▶ Short problem
Copy nothing but the part that opens with the line containing "Output the web" and closes with the line containing "var y = d3.scaleLinear().domain([0, 30]).range([H". Do not include pictures.

▶ Task inputs

# # # # #

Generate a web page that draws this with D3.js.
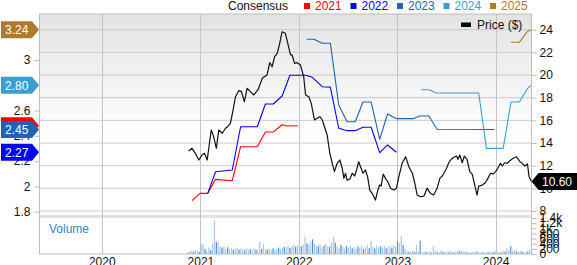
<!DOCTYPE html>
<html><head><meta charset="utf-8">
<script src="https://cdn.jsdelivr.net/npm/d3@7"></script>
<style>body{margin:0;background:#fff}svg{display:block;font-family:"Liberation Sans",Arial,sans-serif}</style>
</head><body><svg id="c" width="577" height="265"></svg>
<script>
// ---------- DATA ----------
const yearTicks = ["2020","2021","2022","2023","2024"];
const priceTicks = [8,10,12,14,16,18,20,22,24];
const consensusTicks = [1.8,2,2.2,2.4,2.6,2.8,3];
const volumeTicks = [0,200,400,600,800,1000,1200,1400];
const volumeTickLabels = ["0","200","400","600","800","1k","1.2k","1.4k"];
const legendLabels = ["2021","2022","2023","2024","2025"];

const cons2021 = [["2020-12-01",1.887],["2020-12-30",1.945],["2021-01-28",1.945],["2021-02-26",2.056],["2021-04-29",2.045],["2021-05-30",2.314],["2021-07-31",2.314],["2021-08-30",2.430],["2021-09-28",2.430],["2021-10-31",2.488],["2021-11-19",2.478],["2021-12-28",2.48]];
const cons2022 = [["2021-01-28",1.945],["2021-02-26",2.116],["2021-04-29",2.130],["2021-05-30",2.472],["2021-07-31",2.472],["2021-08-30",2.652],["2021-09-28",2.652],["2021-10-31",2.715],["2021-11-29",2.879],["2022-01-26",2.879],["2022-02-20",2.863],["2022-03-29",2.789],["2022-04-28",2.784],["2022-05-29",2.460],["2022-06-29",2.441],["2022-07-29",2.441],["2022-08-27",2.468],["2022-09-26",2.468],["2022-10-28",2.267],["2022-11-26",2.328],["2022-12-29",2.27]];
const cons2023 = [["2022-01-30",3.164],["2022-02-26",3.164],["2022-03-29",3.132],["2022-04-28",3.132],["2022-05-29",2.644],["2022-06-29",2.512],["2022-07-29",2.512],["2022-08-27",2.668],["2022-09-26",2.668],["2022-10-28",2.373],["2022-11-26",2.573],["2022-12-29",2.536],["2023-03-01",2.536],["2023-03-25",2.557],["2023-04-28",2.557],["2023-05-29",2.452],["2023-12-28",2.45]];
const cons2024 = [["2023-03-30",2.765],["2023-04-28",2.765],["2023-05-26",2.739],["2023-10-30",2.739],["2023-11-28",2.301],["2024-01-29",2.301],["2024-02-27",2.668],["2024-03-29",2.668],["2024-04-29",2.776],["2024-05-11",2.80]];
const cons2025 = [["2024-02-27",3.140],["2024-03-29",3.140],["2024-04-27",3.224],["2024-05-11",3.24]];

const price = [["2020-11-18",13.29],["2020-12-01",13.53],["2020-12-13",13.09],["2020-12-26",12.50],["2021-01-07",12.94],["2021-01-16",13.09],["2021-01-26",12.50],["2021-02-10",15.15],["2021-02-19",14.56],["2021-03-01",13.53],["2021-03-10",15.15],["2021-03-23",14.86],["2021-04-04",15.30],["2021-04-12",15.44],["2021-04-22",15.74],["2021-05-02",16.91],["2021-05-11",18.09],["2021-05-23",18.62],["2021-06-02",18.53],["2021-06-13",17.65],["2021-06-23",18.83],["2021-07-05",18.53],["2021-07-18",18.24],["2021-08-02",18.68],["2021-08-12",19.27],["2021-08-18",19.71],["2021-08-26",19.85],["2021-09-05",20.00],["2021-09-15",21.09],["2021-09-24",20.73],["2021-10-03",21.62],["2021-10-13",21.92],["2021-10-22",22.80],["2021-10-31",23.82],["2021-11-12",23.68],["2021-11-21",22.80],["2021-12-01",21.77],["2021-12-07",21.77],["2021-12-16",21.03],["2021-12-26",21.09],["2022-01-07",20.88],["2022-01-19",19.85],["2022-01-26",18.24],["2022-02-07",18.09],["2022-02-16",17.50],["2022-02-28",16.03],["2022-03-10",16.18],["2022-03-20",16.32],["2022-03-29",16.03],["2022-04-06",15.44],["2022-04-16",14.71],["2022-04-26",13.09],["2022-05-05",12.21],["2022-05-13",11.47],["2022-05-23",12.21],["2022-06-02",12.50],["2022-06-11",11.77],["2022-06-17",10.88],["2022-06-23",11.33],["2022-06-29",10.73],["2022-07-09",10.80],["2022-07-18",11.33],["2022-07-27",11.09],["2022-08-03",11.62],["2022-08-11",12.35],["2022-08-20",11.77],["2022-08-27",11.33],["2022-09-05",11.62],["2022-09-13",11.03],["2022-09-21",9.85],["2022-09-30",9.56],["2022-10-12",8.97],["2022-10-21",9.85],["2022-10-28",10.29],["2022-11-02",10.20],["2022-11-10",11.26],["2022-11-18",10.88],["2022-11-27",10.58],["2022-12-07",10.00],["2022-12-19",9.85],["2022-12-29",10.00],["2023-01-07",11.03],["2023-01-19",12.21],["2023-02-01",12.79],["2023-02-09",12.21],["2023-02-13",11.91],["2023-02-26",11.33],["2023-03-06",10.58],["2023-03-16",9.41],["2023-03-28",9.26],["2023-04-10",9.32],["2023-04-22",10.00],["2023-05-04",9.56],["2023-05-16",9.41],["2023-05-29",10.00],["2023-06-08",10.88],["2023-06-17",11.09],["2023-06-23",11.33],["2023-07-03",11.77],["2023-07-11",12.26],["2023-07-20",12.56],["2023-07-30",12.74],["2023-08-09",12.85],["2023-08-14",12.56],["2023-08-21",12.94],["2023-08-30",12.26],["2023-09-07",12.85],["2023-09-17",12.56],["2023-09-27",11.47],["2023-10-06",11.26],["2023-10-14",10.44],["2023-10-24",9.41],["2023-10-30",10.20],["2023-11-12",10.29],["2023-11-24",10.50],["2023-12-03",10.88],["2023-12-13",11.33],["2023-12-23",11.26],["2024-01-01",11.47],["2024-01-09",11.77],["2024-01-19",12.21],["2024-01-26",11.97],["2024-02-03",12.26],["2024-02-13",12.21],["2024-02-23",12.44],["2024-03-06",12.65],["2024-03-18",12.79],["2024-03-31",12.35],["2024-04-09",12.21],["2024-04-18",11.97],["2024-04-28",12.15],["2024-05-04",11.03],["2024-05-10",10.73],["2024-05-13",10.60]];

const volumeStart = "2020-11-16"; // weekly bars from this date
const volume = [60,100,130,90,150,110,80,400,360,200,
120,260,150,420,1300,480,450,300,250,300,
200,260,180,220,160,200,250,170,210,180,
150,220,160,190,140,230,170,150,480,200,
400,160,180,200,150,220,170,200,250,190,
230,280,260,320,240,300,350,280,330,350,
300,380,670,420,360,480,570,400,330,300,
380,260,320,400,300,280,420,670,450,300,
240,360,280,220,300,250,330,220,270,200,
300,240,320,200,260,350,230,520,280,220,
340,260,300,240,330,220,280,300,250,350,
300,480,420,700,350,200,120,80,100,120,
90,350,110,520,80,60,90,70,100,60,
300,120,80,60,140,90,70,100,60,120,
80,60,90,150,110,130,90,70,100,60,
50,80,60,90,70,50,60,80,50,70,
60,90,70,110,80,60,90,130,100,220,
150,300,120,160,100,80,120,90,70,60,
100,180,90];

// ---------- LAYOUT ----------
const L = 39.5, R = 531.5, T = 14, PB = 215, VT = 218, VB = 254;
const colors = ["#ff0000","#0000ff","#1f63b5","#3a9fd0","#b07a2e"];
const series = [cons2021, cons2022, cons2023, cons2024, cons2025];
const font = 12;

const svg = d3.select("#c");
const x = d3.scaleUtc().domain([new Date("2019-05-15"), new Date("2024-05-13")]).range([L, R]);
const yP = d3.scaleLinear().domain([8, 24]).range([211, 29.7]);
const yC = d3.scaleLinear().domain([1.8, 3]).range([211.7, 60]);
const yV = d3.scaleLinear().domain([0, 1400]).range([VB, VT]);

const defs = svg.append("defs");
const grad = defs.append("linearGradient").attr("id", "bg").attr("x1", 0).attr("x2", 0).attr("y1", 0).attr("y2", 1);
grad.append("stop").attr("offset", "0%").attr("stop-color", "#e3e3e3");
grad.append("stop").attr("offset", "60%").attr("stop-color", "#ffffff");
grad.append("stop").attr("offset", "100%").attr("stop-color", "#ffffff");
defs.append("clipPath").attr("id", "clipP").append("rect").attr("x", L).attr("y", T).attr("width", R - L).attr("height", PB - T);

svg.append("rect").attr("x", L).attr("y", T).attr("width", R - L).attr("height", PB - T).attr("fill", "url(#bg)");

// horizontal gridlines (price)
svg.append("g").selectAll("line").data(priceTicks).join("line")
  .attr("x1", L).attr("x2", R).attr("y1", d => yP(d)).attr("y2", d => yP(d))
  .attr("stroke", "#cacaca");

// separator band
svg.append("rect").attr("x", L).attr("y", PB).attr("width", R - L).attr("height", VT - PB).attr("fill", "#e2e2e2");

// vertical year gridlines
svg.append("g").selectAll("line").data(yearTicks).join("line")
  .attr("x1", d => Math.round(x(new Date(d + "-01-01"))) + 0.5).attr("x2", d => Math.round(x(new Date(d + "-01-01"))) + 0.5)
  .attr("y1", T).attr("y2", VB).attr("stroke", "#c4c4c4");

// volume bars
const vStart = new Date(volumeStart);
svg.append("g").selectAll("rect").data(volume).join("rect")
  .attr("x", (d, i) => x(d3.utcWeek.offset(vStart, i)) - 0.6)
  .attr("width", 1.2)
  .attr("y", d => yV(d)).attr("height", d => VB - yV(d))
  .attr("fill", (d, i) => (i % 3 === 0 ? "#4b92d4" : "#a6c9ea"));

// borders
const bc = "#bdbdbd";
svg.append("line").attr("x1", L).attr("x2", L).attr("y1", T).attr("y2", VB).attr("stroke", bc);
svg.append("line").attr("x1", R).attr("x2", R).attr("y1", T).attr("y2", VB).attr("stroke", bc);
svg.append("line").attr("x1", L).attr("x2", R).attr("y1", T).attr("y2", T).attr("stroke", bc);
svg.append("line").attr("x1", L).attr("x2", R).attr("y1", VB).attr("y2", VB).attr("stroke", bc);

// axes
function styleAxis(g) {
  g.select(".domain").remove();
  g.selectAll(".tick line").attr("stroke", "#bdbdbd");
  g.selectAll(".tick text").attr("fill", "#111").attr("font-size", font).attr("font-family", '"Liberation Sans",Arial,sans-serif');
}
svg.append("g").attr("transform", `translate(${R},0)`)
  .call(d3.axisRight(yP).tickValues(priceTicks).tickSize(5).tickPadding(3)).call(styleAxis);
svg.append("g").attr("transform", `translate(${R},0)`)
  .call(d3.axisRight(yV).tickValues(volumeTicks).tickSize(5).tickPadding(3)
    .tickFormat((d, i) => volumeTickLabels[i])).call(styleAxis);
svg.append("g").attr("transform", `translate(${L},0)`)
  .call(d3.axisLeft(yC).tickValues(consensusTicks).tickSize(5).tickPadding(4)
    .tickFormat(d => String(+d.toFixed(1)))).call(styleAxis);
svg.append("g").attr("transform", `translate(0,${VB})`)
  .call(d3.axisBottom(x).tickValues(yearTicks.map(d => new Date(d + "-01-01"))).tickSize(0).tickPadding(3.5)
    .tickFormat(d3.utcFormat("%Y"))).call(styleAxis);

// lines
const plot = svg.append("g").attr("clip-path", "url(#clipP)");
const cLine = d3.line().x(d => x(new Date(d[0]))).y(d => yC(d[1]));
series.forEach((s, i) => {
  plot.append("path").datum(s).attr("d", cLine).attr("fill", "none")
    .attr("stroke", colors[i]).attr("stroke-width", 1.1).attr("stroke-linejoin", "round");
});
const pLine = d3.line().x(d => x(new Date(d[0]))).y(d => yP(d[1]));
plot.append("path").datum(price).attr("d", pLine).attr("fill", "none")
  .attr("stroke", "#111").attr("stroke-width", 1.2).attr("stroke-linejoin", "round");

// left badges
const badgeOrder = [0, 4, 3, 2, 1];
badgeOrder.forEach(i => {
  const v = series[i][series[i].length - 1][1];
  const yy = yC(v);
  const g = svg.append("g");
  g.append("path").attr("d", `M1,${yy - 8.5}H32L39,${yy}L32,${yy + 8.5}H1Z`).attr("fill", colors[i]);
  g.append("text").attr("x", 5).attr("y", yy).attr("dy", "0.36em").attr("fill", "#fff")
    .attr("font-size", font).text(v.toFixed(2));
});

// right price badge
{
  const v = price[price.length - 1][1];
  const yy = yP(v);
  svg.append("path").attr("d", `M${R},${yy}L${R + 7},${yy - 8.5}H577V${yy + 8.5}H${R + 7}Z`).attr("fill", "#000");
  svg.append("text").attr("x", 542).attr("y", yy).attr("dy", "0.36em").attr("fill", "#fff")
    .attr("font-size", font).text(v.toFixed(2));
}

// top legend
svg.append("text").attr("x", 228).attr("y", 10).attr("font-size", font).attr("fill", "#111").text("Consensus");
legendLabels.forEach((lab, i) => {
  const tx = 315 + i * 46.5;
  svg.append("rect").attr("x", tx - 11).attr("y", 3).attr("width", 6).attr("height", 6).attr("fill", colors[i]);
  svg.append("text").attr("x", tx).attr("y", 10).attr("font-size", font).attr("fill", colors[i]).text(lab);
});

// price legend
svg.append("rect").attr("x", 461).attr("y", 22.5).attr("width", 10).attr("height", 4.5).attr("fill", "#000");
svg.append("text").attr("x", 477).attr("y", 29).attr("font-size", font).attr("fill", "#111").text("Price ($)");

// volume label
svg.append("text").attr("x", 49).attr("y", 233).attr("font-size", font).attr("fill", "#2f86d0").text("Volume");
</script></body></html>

# # # # #

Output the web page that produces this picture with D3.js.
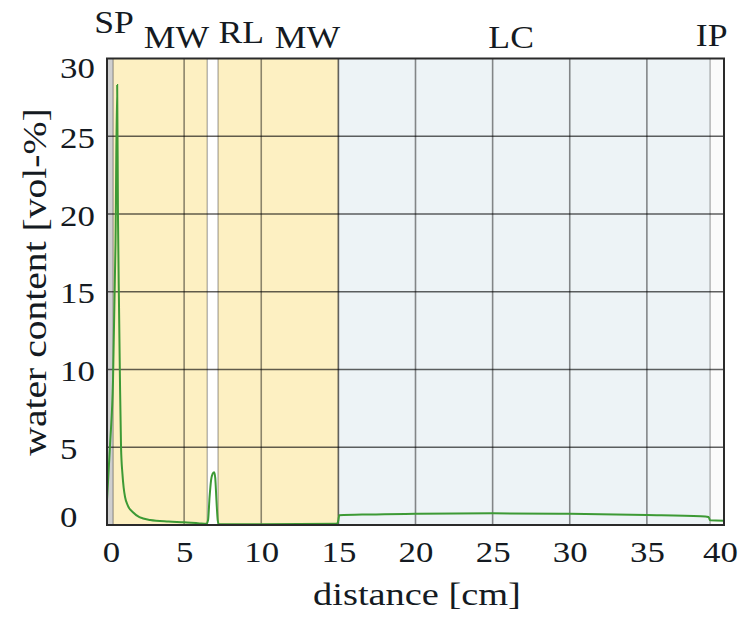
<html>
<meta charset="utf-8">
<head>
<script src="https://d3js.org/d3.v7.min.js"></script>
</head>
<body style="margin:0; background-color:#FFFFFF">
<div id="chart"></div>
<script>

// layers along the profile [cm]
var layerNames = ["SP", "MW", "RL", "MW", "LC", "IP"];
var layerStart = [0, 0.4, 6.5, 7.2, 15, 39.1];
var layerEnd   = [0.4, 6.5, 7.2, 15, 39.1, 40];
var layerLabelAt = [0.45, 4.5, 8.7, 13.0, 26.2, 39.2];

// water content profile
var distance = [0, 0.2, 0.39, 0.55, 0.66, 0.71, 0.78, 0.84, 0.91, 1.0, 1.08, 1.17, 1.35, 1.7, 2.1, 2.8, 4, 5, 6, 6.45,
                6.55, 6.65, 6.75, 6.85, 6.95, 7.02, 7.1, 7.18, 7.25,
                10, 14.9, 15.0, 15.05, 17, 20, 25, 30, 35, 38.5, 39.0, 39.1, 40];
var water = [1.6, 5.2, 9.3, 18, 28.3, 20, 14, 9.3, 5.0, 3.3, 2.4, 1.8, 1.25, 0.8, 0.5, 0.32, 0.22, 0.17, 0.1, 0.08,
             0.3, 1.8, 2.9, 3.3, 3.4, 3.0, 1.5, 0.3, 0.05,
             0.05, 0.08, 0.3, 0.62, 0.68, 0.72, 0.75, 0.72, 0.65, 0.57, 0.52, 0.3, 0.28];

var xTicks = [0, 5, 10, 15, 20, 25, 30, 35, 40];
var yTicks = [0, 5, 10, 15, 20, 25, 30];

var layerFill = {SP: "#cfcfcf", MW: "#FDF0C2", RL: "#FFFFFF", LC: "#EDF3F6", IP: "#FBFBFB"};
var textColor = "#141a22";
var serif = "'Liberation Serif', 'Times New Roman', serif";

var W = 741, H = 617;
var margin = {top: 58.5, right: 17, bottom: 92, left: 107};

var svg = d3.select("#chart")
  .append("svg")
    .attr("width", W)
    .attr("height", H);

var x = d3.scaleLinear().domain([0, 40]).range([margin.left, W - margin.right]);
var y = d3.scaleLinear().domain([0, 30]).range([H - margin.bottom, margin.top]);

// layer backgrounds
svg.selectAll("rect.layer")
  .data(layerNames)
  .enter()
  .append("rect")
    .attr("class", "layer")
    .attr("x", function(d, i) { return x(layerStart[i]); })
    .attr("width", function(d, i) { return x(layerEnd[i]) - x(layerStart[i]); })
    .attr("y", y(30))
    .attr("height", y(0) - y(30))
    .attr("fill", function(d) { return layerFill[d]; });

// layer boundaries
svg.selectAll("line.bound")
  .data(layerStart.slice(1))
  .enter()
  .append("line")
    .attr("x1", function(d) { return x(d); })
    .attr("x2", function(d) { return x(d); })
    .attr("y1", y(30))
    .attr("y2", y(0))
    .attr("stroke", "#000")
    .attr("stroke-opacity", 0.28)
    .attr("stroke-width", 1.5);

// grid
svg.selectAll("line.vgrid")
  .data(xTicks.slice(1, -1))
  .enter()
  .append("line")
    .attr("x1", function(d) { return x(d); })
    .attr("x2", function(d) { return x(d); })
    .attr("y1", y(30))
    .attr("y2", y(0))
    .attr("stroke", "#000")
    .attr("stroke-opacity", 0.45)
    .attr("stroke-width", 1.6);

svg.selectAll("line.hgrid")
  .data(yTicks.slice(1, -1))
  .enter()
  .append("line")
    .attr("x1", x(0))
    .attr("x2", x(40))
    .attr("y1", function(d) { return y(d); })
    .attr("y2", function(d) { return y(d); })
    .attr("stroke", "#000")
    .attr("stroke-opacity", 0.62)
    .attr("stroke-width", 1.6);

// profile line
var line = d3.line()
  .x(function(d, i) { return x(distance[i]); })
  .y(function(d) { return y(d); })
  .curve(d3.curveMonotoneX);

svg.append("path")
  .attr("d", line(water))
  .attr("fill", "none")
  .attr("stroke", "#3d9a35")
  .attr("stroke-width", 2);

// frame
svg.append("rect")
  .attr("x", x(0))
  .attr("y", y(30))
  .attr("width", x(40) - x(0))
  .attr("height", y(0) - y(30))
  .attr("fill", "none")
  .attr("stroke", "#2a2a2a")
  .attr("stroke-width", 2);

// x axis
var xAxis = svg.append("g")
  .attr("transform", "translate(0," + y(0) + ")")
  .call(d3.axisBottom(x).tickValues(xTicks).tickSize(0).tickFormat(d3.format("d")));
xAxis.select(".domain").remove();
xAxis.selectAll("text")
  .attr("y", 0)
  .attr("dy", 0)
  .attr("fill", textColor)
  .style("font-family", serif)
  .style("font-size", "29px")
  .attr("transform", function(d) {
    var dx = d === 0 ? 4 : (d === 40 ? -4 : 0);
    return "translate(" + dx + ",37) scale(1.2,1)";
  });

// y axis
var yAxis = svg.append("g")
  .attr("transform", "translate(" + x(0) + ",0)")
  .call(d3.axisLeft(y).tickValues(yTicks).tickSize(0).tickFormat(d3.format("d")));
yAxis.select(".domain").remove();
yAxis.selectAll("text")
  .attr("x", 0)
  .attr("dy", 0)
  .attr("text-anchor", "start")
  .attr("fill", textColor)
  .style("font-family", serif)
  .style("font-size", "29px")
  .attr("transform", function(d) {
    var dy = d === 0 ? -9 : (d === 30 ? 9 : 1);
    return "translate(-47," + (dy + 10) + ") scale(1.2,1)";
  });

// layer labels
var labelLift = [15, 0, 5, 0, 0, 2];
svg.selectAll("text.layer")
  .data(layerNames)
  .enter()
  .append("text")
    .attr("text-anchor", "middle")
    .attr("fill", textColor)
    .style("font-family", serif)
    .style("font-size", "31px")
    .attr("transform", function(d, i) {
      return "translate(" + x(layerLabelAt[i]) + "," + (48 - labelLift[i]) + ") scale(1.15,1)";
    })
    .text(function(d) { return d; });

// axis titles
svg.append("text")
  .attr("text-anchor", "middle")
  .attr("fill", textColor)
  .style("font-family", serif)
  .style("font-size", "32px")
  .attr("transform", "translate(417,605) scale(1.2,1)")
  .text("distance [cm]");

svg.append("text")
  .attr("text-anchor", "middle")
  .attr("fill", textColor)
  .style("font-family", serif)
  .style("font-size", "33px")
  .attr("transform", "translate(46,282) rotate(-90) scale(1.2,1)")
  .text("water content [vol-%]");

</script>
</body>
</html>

# # # # #

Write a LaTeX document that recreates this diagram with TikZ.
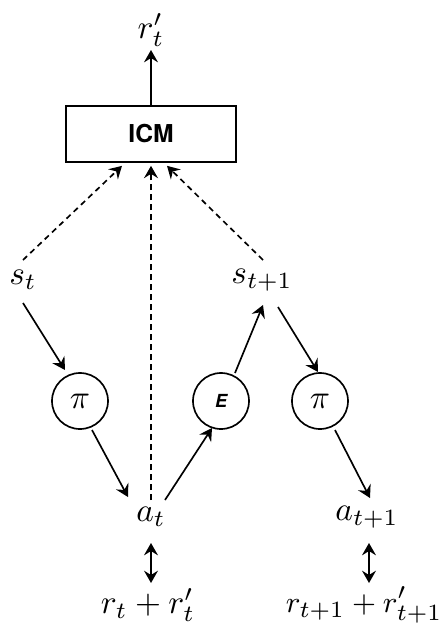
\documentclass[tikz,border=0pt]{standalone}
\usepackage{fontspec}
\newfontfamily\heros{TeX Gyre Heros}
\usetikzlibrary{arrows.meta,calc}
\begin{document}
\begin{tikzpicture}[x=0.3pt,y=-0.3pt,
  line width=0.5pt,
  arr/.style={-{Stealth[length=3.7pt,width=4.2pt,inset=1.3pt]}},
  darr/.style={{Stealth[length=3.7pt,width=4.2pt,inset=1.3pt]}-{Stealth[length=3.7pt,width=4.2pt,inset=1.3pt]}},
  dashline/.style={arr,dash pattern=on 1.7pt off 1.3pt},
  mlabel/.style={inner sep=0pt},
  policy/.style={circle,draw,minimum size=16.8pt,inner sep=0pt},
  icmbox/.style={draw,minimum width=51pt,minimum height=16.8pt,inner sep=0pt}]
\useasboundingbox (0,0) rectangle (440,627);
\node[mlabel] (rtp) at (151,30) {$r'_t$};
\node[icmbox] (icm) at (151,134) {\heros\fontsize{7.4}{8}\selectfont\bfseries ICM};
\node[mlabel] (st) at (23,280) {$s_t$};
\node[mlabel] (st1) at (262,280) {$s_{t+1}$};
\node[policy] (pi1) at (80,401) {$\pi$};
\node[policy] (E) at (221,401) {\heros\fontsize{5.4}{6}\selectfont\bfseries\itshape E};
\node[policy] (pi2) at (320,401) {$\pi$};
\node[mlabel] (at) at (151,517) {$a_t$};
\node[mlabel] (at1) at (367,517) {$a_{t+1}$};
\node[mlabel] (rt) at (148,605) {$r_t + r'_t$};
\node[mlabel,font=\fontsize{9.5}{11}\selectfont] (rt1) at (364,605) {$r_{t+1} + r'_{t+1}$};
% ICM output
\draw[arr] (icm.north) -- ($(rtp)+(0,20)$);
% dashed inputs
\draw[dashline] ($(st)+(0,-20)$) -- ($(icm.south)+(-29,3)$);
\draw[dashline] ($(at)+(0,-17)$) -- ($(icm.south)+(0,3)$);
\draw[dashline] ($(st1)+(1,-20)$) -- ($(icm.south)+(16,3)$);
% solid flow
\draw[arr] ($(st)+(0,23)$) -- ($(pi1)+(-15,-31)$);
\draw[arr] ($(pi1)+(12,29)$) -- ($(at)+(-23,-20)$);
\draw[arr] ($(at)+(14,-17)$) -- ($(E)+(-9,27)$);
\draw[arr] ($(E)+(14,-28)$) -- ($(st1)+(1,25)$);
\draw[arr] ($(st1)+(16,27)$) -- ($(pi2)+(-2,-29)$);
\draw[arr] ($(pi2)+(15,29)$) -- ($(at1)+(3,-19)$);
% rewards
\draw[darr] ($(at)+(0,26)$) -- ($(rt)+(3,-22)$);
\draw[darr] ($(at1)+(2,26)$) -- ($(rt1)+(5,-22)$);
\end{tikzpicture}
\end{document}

# # # # #

▶ Full answer
Output the web page that produces this picture with D3.js.
<html>
<meta charset="utf-8">
<head>
<script src="https://d3js.org/d3.v7.min.js"></script>
</head>
<body style="margin:0; background-color:#FFFFFF">
<div id="chart"></div>
<script>

// layers along the profile [cm]
var layerNames = ["SP", "MW", "RL", "MW", "LC", "IP"];
var layerStart = [0, 0.4, 6.5, 7.2, 15, 39.1];
var layerEnd   = [0.4, 6.5, 7.2, 15, 39.1, 40];
var layerLabelAt = [0.45, 4.5, 8.7, 13.0, 26.2, 39.2];

// water content profile
var distance = [0, 0.2, 0.39, 0.55, 0.66, 0.71, 0.78, 0.84, 0.91, 1.0, 1.08, 1.17, 1.35, 1.7, 2.1, 2.8, 4, 5, 6, 6.45,
                6.55, 6.65, 6.75, 6.85, 6.95, 7.02, 7.1, 7.18, 7.25,
                10, 14.9, 15.0, 15.05, 17, 20, 25, 30, 35, 38.5, 39.0, 39.1, 40];
var water = [1.6, 5.2, 9.3, 18, 28.3, 20, 14, 9.3, 5.0, 3.3, 2.4, 1.8, 1.25, 0.8, 0.5, 0.32, 0.22, 0.17, 0.1, 0.08,
             0.3, 1.8, 2.9, 3.3, 3.4, 3.0, 1.5, 0.3, 0.05,
             0.05, 0.08, 0.3, 0.62, 0.68, 0.72, 0.75, 0.72, 0.65, 0.57, 0.52, 0.3, 0.28];

var xTicks = [0, 5, 10, 15, 20, 25, 30, 35, 40];
var yTicks = [0, 5, 10, 15, 20, 25, 30];

var layerFill = {SP: "#cfcfcf", MW: "#FDF0C2", RL: "#FFFFFF", LC: "#EDF3F6", IP: "#FBFBFB"};
var textColor = "#141a22";
var serif = "'Liberation Serif', 'Times New Roman', serif";

var W = 741, H = 617;
var margin = {top: 58.5, right: 17, bottom: 92, left: 107};

var svg = d3.select("#chart")
  .append("svg")
    .attr("width", W)
    .attr("height", H);

var x = d3.scaleLinear().domain([0, 40]).range([margin.left, W - margin.right]);
var y = d3.scaleLinear().domain([0, 30]).range([H - margin.bottom, margin.top]);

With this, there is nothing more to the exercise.